THE THIRD WAVE
The First Wave strategy has been applied on a much broader basis as well. Thus hi 1978 the new government of India, still reeling from oil and fertilizer price hikes and from disappointment with the Second Wave strategies followed by Nehru and Indira Gandhi, actually banned further expansion of its mechanized textile industry and urged increased production of fabrics on handlooms instead of power looms. The intent was not merely to increase employment but to retard urbanization by favoring rural cottage industry.
There is much about this new formula that admittedly makes excellent sense. It confronts the need to slow down the massive migration to the cities. It aims to make the villages—where the bulk of the world’s poor dwell—more livable. It is sensitive to ecological factors. It stresses the use of cheap local resources rather than expensive imports. It challenges conventional, all-too-narrow definitions of “efficiency.” It suggests a less technocratic approach to development, taking local custom and culture into account. It emphasizes improving the conditions of the poor rather than passing capital through the hands of the rich in the hopes that some will trickle down.

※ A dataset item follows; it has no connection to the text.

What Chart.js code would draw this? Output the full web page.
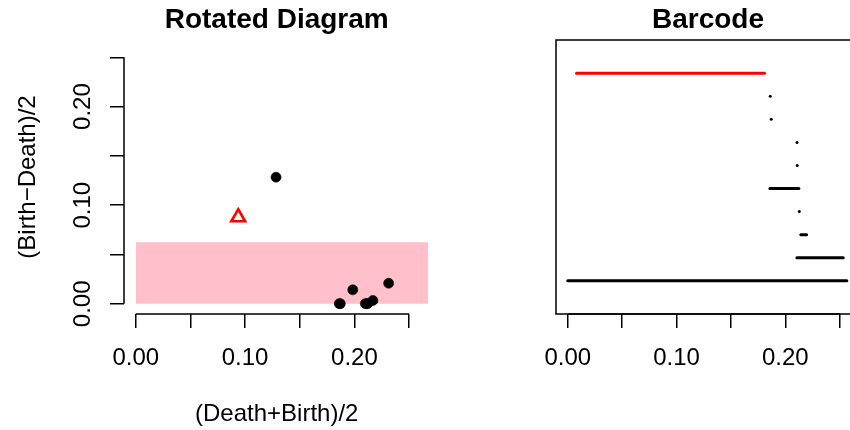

Yet after all due credit is given, the First Wave formula remains just that—a strategy for ameliorating the worst of First Wave conditions without ever transforming them. It is a Band-Aid, not a cure, and it is perceived in exactly these terms by many governments around the world.
Indonesian President Suharto expressed a widely held view when he charged that such a strategy “may be the new form of imperialism. If the West contributes only to small-scale grassroots projects, our plight may be alleviated somewhat but we will never grow.”
The sudden love affair with labor-intensivity is also subject to the charge that it is self-serving for the rich. The longer the poor countries remain under First Wave conditions, the fewer competitive goods they are likely to shove onto an overloaded world market. The longer they stay down on the farm, so to speak, the less oil, gas, and other scarce resources they will siphon off, and the weaker and less troublesome they will remain politically.
There is also, built deep into the First Wave stragegy, a paternalistic assumption that while other factors of production need to be economized, the time and energy of the laborer needn’t be—that unrelieved backbreaking toil in the fields or rice paddies is fine—so long as it is done by somebody else.